Ci dica però qualcosa del sindacato oggi. D’accordo che ha perso ruolo e mordente. Ma serve ancora? I lavoratori vi ripongono fiducia?

Sui sindacati si potrebbe dire molto, e infatti occorre distinguere rispetto al passato: non ha più senso dire sindacato in quanto non esiste una forma unica che corrisponda a questa dizione, ci sono tanti sindacati e tante forme di sindacalismo oggi, che rispondono a bisogni diversi, non sempre tutti condivisibili e nobili. Talune conflittualità esasperate nei settori dei trasporti spesso nascondono lotte di potere nella rappresentanza, questione di tessere da mantenere, mentre altre espressioni sono correlate a situazioni di ingiustizie e regole non rispettate nei diversi mondi del lavoro: esistono ancora tante forme di sfruttamento palesi, dall’agricoltura al variegato mondo dei servizi le file dei lavoratori fuori dagli uffici sindacali si allungano per segnalare situazioni di irregolarità retributive e dei contributi pensionistici. Vogliamo parlare di quanti stage fasulli in studi professionali dove i giovani sono costretti a lavorare 10 ore al giorno con un rimborso spese quando va bene?

Nella presentazione del libro avete riunito Sergio D’Antoni, Segretario generale della Cisl di quegli anni e Giorgi Vittadini, Presidente della Fondazione per la Sussidiarietà. Cosa li accomuna rispetto a questo tema?

Sergio D’Antoni è stato un grande leader della Cisl, lungimirante e anticipatore di processi decisivi per la società italiana. Per primo aveva capito che i mutamenti del mercato del lavoro degli anni 90 avrebbero cambiato i connotati delle regole del lavoro. Giorgio Vittadini aveva fondato la Compagna delle Opere proprio partendo dalla necessità di promuovere il lavoro in opere e iniziative profit e non profit, anche a partire dalla grande esperienza dei Centri di Solidarietà di cui è stato tra i principali protagonisti. Il connubio tra queste esperienze, pur inizialmente lontane per sensibilità e valori, ha creato percorsi di cammino comune, sfociati in un accordo di collaborazione per far nascere la prima Associazione per la tutela dei lavoratori non standard, quelli che noi chiamiamo atipici ovvero le collaborazioni e i lavoratori interinali. Questa associazione si chiamava ALAI, nata nel 1998 all’indomani dell’introduzione in Italia della legge Treu, che ha cambiato molte regole del mercato del lavoro. Successivamente, sulle fondamenta di ALAI, è nato un vero e proprio sindacato, la Felsa Cisl, che opera nei campi del lavoro in somministrazione, le collaborazioni e le partite IVA.
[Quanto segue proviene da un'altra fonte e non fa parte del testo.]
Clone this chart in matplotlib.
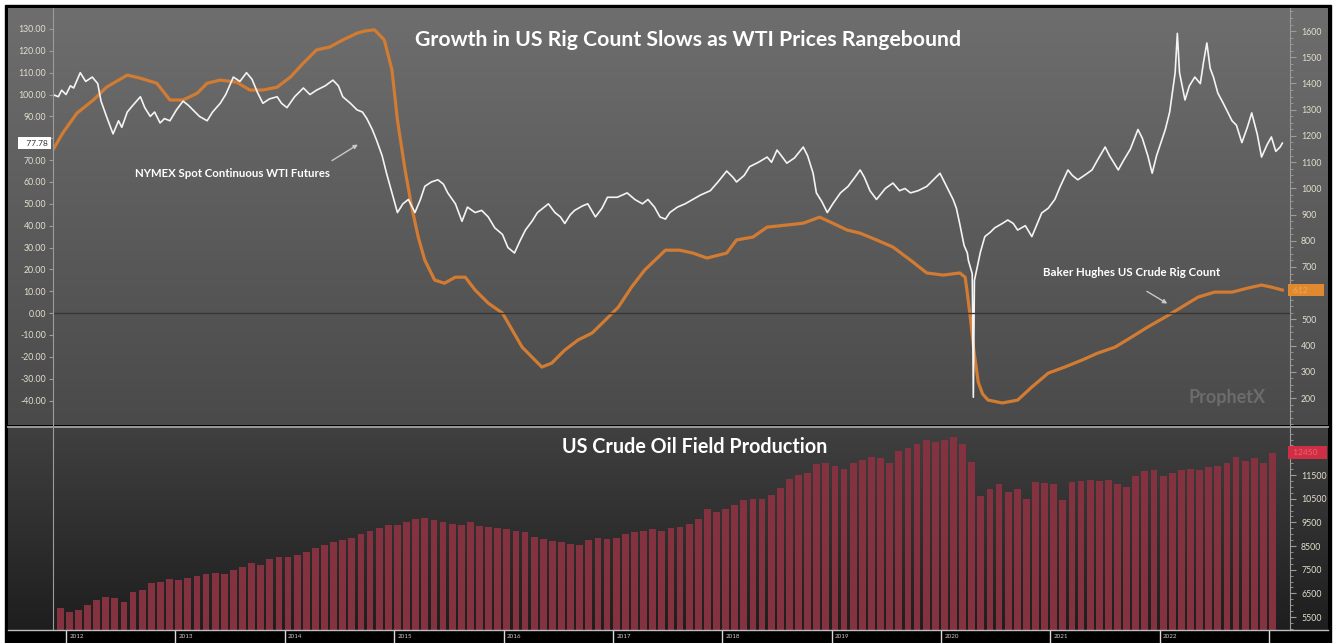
import numpy as np
import pandas as pd
import matplotlib
matplotlib.use("Agg")
import matplotlib.pyplot as plt
import matplotlib.transforms as mtransforms
from matplotlib.patches import Rectangle
from matplotlib.lines import Line2D
from matplotlib.ticker import MultipleLocator, FuncFormatter

# ---- data ----
wti_year = [2011.88, 2011.93, 2011.96, 2012.00, 2012.04, 2012.07, 2012.13, 2012.18, 2012.24, 2012.29,
            2012.32, 2012.37, 2012.40, 2012.43, 2012.48, 2012.51, 2012.56, 2012.61, 2012.68, 2012.72,
            2012.77, 2012.81, 2012.86, 2012.90, 2012.95, 2013.01, 2013.07, 2013.12, 2013.16, 2013.22,
            2013.29, 2013.34, 2013.41, 2013.46, 2013.53, 2013.59, 2013.65, 2013.70, 2013.75, 2013.80,
            2013.86, 2013.93, 2013.97, 2014.02, 2014.09, 2014.17, 2014.23, 2014.29, 2014.37, 2014.44,
            2014.49, 2014.53, 2014.60, 2014.66, 2014.71, 2014.75, 2014.80, 2014.84, 2014.89, 2014.93,
            2014.98, 2015.03, 2015.08, 2015.13, 2015.16, 2015.19, 2015.24, 2015.28, 2015.34, 2015.40,
            2015.45, 2015.49, 2015.56, 2015.62, 2015.67, 2015.74, 2015.80, 2015.86, 2015.92, 2015.99,
            2016.04, 2016.10, 2016.15, 2016.20, 2016.26, 2016.31, 2016.36, 2016.41, 2016.47, 2016.52,
            2016.56, 2016.61, 2016.65, 2016.72, 2016.77, 2016.84, 2016.90, 2016.95, 2017.04, 2017.13,
            2017.20, 2017.27, 2017.32, 2017.38, 2017.43, 2017.48, 2017.52, 2017.59, 2017.66, 2017.73,
            2017.80, 2017.89, 2017.96, 2018.04, 2018.10, 2018.13, 2018.20, 2018.25, 2018.33, 2018.41,
            2018.45, 2018.50, 2018.54, 2018.59, 2018.66, 2018.74, 2018.78, 2018.83, 2018.86, 2018.91,
            2018.96, 2019.01, 2019.08, 2019.15, 2019.21, 2019.26, 2019.30, 2019.35, 2019.41, 2019.49,
            2019.56, 2019.62, 2019.67, 2019.72, 2019.79, 2019.87, 2019.93, 2019.99, 2020.04, 2020.11,
            2020.14, 2020.17, 2020.21, 2020.24, 2020.25, 2020.285, 2020.295, 2020.305, 2020.33, 2020.36,
            2020.40, 2020.45, 2020.49, 2020.56, 2020.61, 2020.66, 2020.70, 2020.77, 2020.83, 2020.88,
            2020.92, 2020.98, 2021.04, 2021.09, 2021.16, 2021.20, 2021.25, 2021.31, 2021.38, 2021.43,
            2021.50, 2021.54, 2021.62, 2021.67, 2021.73, 2021.80, 2021.84, 2021.89, 2021.93, 2021.97,
            2022.05, 2022.09, 2022.14, 2022.16, 2022.18, 2022.23, 2022.27, 2022.32, 2022.37, 2022.40,
            2022.43, 2022.46, 2022.49, 2022.53, 2022.58, 2022.62, 2022.66, 2022.70, 2022.75, 2022.80,
            2022.84, 2022.89, 2022.93, 2022.98, 2023.02, 2023.06, 2023.10, 2023.12]
wti_price = [100, 99, 102, 100, 104, 103, 110, 106, 108, 105,
             97, 90, 86, 82, 88, 85, 92, 95, 99, 94,
             90, 92, 87, 89, 88, 93, 97, 95, 93, 90,
             88, 92, 96, 100, 108, 106, 110, 107, 101, 96,
             98, 99, 96, 94, 99, 103, 100, 102, 104, 106.6,
             104, 99, 96, 93, 92, 89, 84, 79, 72, 64,
             55, 46, 50, 52, 49, 46, 52, 58, 60, 61,
             59, 55, 50, 42, 48.5, 46, 47, 44, 39, 36,
             30, 27.5, 33, 38, 42, 46, 48, 50, 46, 44,
             41, 45, 47, 49, 50, 44, 48, 53, 53, 55,
             52, 50, 52, 48.5, 44, 43, 46, 48.5, 50, 52,
             54, 56, 60, 65, 62, 60, 63, 67, 69, 71.4,
             69, 74.6, 72, 68.6, 71, 76, 72, 64, 55, 51,
             46, 50, 55, 58, 62, 65.5, 62, 56, 52, 57,
             59.5, 56, 57, 55, 56, 58, 61, 64, 59, 52,
             48, 41, 31, 27.5, 24, 18, -38.5, 15, 21, 28,
             35, 37, 39, 41, 42.6, 41, 38, 40, 35, 41,
             45.8, 48, 52, 58, 65.5, 63, 61, 63, 65.5, 70,
             76, 72, 65.5, 70, 75, 84, 80, 72, 64, 72,
             84, 92, 110, 128, 110, 97.5, 104, 108, 105, 115,
             123.6, 112, 108, 100.7, 96, 92, 88, 86, 78, 85,
             91.6, 82, 71.4, 77, 80.6, 74, 76, 77.78]

rig_year = [2011.88, 2011.97, 2012.10, 2012.25, 2012.37, 2012.56, 2012.68, 2012.83, 2012.95, 2013.07,
            2013.20, 2013.29, 2013.41, 2013.56, 2013.68, 2013.80, 2013.93, 2014.05, 2014.17, 2014.29,
            2014.41, 2014.53, 2014.66, 2014.73, 2014.82, 2014.91, 2014.98, 2015.03, 2015.10, 2015.16,
            2015.22, 2015.28, 2015.37, 2015.46, 2015.56, 2015.65, 2015.74, 2015.86, 2015.99, 2016.08,
            2016.17, 2016.26, 2016.35, 2016.44, 2016.56, 2016.68, 2016.81, 2016.93, 2017.05, 2017.17,
            2017.29, 2017.48, 2017.61, 2017.73, 2017.86, 2018.04, 2018.13, 2018.28, 2018.41, 2018.59,
            2018.74, 2018.89, 2019.01, 2019.14, 2019.26, 2019.41, 2019.56, 2019.72, 2019.87, 2020.02,
            2020.17, 2020.22, 2020.24, 2020.27, 2020.30, 2020.34, 2020.38, 2020.43, 2020.56, 2020.70,
            2020.83, 2020.98, 2021.13, 2021.29, 2021.43, 2021.59, 2021.74, 2021.89, 2022.05, 2022.20,
            2022.35, 2022.50, 2022.66, 2022.80, 2022.93, 2023.02, 2023.12]
rig_count = [1146, 1211, 1287, 1337, 1386, 1432, 1420, 1401, 1337, 1337,
             1363, 1401, 1413, 1405, 1375, 1375, 1386, 1424, 1478, 1528,
             1539, 1566, 1592, 1600, 1605, 1566, 1451, 1260, 1070, 929,
             814, 726, 650, 638, 661, 661, 612, 562, 524, 459,
             394, 356, 318, 333, 383, 421, 448, 497, 547, 623,
             688, 764, 764, 753, 734, 753, 803, 814, 852, 860,
             867, 890, 867, 841, 829, 803, 776, 726, 677, 669,
             677, 661, 600, 497, 380, 260, 215, 192, 181, 192,
             242, 295, 318, 345, 371, 394, 432, 471, 509, 547,
             585, 604, 604, 619, 631, 623, 612]

# monthly US crude oil field production (thousand b/d), Dec 2011 .. Jan 2023
prod_start = "2011-12"
prod_kbd = [5900,
            5700, 5800, 6000, 6200, 6350, 6300, 6150, 6550, 6650, 6950, 7000, 7100,
            7050, 7150, 7250, 7300, 7350, 7300, 7500, 7600, 7800, 7700, 7950, 8050,
            8050, 8100, 8250, 8400, 8550, 8650, 8750, 8850, 9000, 9150, 9250, 9400,
            9400, 9500, 9650, 9700, 9600, 9500, 9450, 9400, 9500, 9350, 9300, 9250,
            9200, 9150, 9100, 8900, 8800, 8700, 8650, 8600, 8550, 8750, 8850, 8800,
            8850, 9000, 9100, 9150, 9200, 9150, 9250, 9300, 9450, 9650, 10050, 9950,
            10050, 10250, 10450, 10500, 10500, 10650, 10950, 11350, 11500, 11600, 11950, 12000,
            11900, 11750, 12000, 12150, 12250, 12200, 12000, 12500, 12650, 12800, 13000, 12900,
            13000, 13100, 12800, 12050, 10600, 10900, 11100, 10800, 10900, 10500, 11200, 11150,
            11100, 10450, 11200, 11250, 11300, 11250, 11300, 11100, 11000, 11450, 11650, 11700,
            11450, 11600, 11700, 11750, 11700, 11850, 11900, 12000, 12250, 12100, 12200, 12000,
            12450]

year_ticks = list(range(2012, 2024))
year_labels = [str(y) for y in range(2012, 2023)] + [""]

# ---- layout helpers (pixel -> figure fraction) ----
W, H = 1334, 643
def fx(px):
    return px / W
def fy(py):
    return 1 - py / H

plt.rcParams['font.family'] = ['Lato', 'DejaVu Sans']

fig = plt.figure(figsize=(W / 100, H / 100), dpi=100, facecolor='white')
fig.add_artist(Rectangle((fx(5), fy(643)), fx(1331) - fx(5), fy(5) - fy(643),
                         transform=fig.transFigure, color='black', zorder=0))


def gradient_panel(top, bottom, c_top, c_bot):
    ax = fig.add_axes([fx(8), fy(bottom), fx(1328) - fx(8), fy(top) - fy(bottom)])
    ax.set_axis_off()
    c0 = np.array(matplotlib.colors.to_rgb(c_top))
    c1 = np.array(matplotlib.colors.to_rgb(c_bot))
    g = np.linspace(0, 1, 256)[:, None, None]
    ax.imshow(c0 + (c1 - c0) * g, aspect='auto', extent=[0, 1, 0, 1])
    return ax

gradient_panel(8, 425, '#6e6e6e', '#4a4a4a')
gradient_panel(428, 630, '#404040', '#1e1e1e')

fig.add_artist(Line2D([fx(8), fx(1328)], [fy(426.5)] * 2, color='#a8a8a8', lw=1.3))
fig.add_artist(Line2D([fx(8), fx(1328)], [fy(630)] * 2, color='#bdbdbd', lw=1.0))

xlim = (2011.881, 2023.19)
label_col = '#e4dfcf'
spine_col = '#9c9c9c'

# ---- top panel ----
ax1 = fig.add_axes([fx(53), fy(425), fx(1290) - fx(53), fy(8) - fy(425)])
ax2 = ax1.twinx()
ax1.set_zorder(ax2.get_zorder() + 1)
ax1.patch.set_visible(False)
ax2.patch.set_visible(False)

ax2.plot(rig_year, rig_count, color='#d27b32', lw=2.3, solid_joinstyle='round')
ax1.plot(wti_year, wti_price, color='#f4f4f4', lw=1.2)
ax1.axhline(0, color='#363636', lw=1.0)

ax1.set_xlim(*xlim)
ax1.set_ylim(-51.2, 139.6)
ax2.set_ylim(97, 1688)

# the last-value flags sit over the 80.00 and 600 labels
ax1.set_yticks(np.arange(-40, 131, 10))
ax1.yaxis.set_major_formatter(FuncFormatter(lambda v, p: "" if round(v) == 80 else f"{v:.2f}"))
ax2.set_yticks(np.arange(200, 1601, 100))
ax2.yaxis.set_major_formatter(FuncFormatter(lambda v, p: "" if round(v) == 600 else f"{v:.0f}"))
ax2.yaxis.set_minor_locator(MultipleLocator(25))

for ax in (ax1, ax2):
    for s in ax.spines.values():
        s.set_visible(False)
    ax.tick_params(axis='x', bottom=False, labelbottom=False)
ax1.spines['left'].set_visible(True)
ax1.spines['left'].set_color(spine_col)
ax2.spines['right'].set_visible(True)
ax2.spines['right'].set_color(spine_col)
ax1.tick_params(axis='y', colors=spine_col, labelcolor=label_col, labelsize=6.3, length=3, pad=2)
ax2.tick_params(axis='y', which='major', colors=spine_col, labelcolor=label_col, labelsize=6.3, length=4, pad=4)
ax2.tick_params(axis='y', which='minor', colors=spine_col, length=2)

ax1.text(0.513, 0.923, "Growth in US Rig Count Slows as WTI Prices Rangebound",
         transform=ax1.transAxes, ha='center', va='center', color='white',
         fontsize=15.3, fontweight='bold')
ax1.text(0.98, 0.065, "ProphetX", transform=ax1.transAxes, ha='right', va='center',
         color='#6c6c6c', fontsize=13, fontweight='bold')

ax1.text(2012.63, 64.1, "NYMEX Spot Continuous WTI Futures", ha='left', va='center',
         color='white', fontsize=8.2, fontweight='bold')
ax1.annotate("", xy=(2014.69, 77.8), xytext=(2014.41, 69.1),
             arrowprops=dict(arrowstyle='-|>', color='#c8c8c8', lw=1, mutation_scale=6))
ax1.text(2020.93, 18.8, "Baker Hughes US Crude Rig Count", ha='left', va='center',
         color='white', fontsize=8.3, fontweight='bold')
ax1.annotate("", xy=(2022.09, 3.7), xytext=(2021.86, 10.6),
             arrowprops=dict(arrowstyle='-|>', color='#c8c8c8', lw=1, mutation_scale=6))

# last value flags
tl = mtransforms.blended_transform_factory(ax1.transAxes, ax1.transData)
ax1.text(-0.004, wti_price[-1], f"   {wti_price[-1]:.2f}", transform=tl, ha='right', va='center',
         fontsize=6, color='#333333', bbox=dict(boxstyle='square,pad=0.3', fc='white', ec='none'))
tr = mtransforms.blended_transform_factory(ax2.transAxes, ax2.transData)
ax2.text(1.001, rig_count[-1], f" {rig_count[-1]}      ", transform=tr, ha='left', va='center',
         fontsize=6, color='#f0a860', bbox=dict(boxstyle='square,pad=0.35', fc='#e0892e', ec='none'))

# ---- bottom panel ----
ax3 = fig.add_axes([fx(53), fy(630), fx(1290) - fx(53), fy(428) - fy(630)])
ax3.patch.set_visible(False)
months = pd.period_range(prod_start, periods=len(prod_kbd), freq="M")
prod_x = months.year + (months.month - 1) / 12 + 0.03
ax3.bar(prod_x, prod_kbd, width=0.062, color='#843240', edgecolor='none')
ax3.set_xlim(*xlim)
ax3.set_ylim(4951, 13486)

for s in ax3.spines.values():
    s.set_visible(False)
ax3.spines['left'].set_visible(True)
ax3.spines['left'].set_color(spine_col)
ax3.spines['right'].set_visible(True)
ax3.spines['right'].set_color(spine_col)
ax3.yaxis.tick_right()
ax3.set_yticks(np.arange(5500, 12000, 1000))
ax3.yaxis.set_minor_locator(MultipleLocator(250))
ax3.tick_params(axis='y', which='major', colors=spine_col, labelcolor=label_col, labelsize=6.3, length=4, pad=4)
ax3.tick_params(axis='y', which='minor', colors=spine_col, length=2)

ax3.set_xticks(year_ticks)
ax3.set_xticklabels([])
ax3.tick_params(axis='x', colors='#dddddd', length=10, width=1, direction='out')
tx = mtransforms.blended_transform_factory(ax3.transData, ax3.transAxes)
for yr, lab in zip(year_ticks, year_labels):
    ax3.text(yr + 0.03, -0.018, lab, transform=tx, ha='left', va='top', fontsize=4.5, color='#cfcfcf')

ax3.text(0.519, 0.906, "US Crude Oil Field Production", transform=ax3.transAxes,
         ha='center', va='center', color='white', fontsize=14.2, fontweight='bold')

tb = mtransforms.blended_transform_factory(ax3.transAxes, ax3.transData)
ax3.text(1.001, prod_kbd[-1], f" {prod_kbd[-1]}   ", transform=tb, ha='left', va='center',
         fontsize=6, color='#f06070', bbox=dict(boxstyle='square,pad=0.35', fc='#cf2f45', ec='none'))

fig.savefig("out.png", dpi=100, facecolor='white')
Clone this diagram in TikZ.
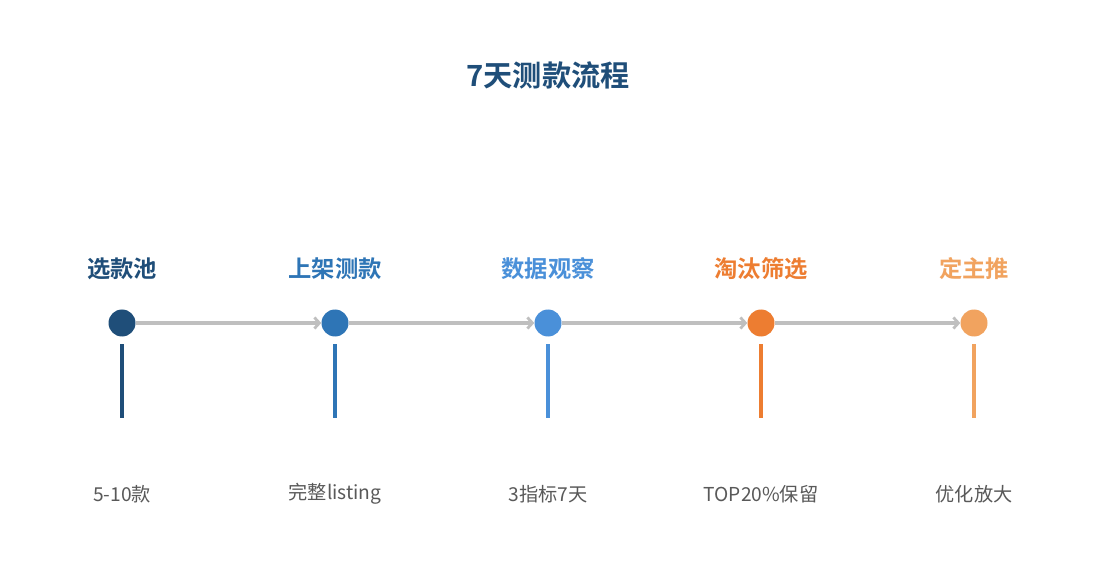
\documentclass[tikz,border=0pt]{standalone}
\usepackage{fontspec}
\setmainfont{Noto Sans CJK SC}
\newfontfamily\cjkbold{Noto Sans CJK SC Bold}
\usetikzlibrary{arrows.meta}
\definecolor{cA}{HTML}{1F4E79}
\definecolor{cB}{HTML}{2E75B6}
\definecolor{cC}{HTML}{4A90D9}
\definecolor{cD}{HTML}{ED7D31}
\definecolor{cE}{HTML}{F1A35F}
\definecolor{arrowgray}{HTML}{BFBFBF}
\definecolor{txtgray}{HTML}{595959}
\tikzset{
  dot/.style={circle,fill=#1,minimum size=27pt,inner sep=0pt},
  steplabel/.style={font=\cjkbold\fontsize{23.3}{26}\selectfont,text=#1,anchor=center},
  desclabel/.style={font=\fontsize{19.2}{22}\selectfont,text=txtgray,anchor=center},
  stem/.style={draw=#1,line width=4pt},
  flow/.style={draw=arrowgray,line width=3.2pt,-{Straight Barb[length=5pt,width=11pt,line width=2.8pt]}},
  titlestyle/.style={font=\cjkbold\fontsize{29.2}{32}\selectfont,text=cA}
}
\begin{document}
\begin{tikzpicture}[x=1pt,y=-1pt]
\useasboundingbox[fill=white] (0,0) rectangle (1095,585);
\node[titlestyle] (title) at (548,75) {7天测款流程};
\foreach \i/\x/\c/\t/\d in {1/122/cA/选款池/5-10款, 2/335/cB/上架测款/完整listing, 3/548/cC/数据观察/3指标7天, 4/761/cD/淘汰筛选/TOP20\%保留, 5/974/cE/定主推/优化放大}{
  \node[dot=\c] (n\i) at (\x,323) {};
  \node[steplabel=\c] (l\i) at (\x,269) {\t};
  \node[desclabel] (d\i) at (\x,494) {\d};
  \coordinate (s\i) at (\x,344);
  \coordinate (e\i) at (\x,418);
  \draw[stem=\c] (s\i) -- (e\i);
}
\foreach \a/\b in {1/2,2/3,3/4,4/5}{
  \draw[flow] (n\a) -- (n\b);
}
\end{tikzpicture}
\end{document}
Più volte nel libro si parla di popolo e di storia di popolo. Che significa oggi tutto ciò?

Popolo è un termine che deve essere rimesso a tema, non solo sul piano sociologico. Parlare di popolo significa affermare una logica di persone insieme, non la massa indistinta ma amici, accomunati da identità in cammino, non sempre uguali o simili. Amici, non solo lavoratori, amici, non solo colleghi, amici, non solo cattolici praticanti. Quindi amici all’opera, questo è popolo, è storia di popolo: ecco perché la Birreria Finisterre, il Circolo Calvi o ancor prima, l’Ufficio Lavoro del Movimento Popolare, sono persone accomunate da un’amicizia operativa, operosa, come lo è stato tutto il popolo italiano nella ricostruzione del Paese e nelle diverse fasi della sua storia. Oggi viviamo una di queste fasi: la ripartenza (non il tutto andrà bene) chiede che emergano forme di operosità per il bene di tutti, e questo è un compito di ciascuno.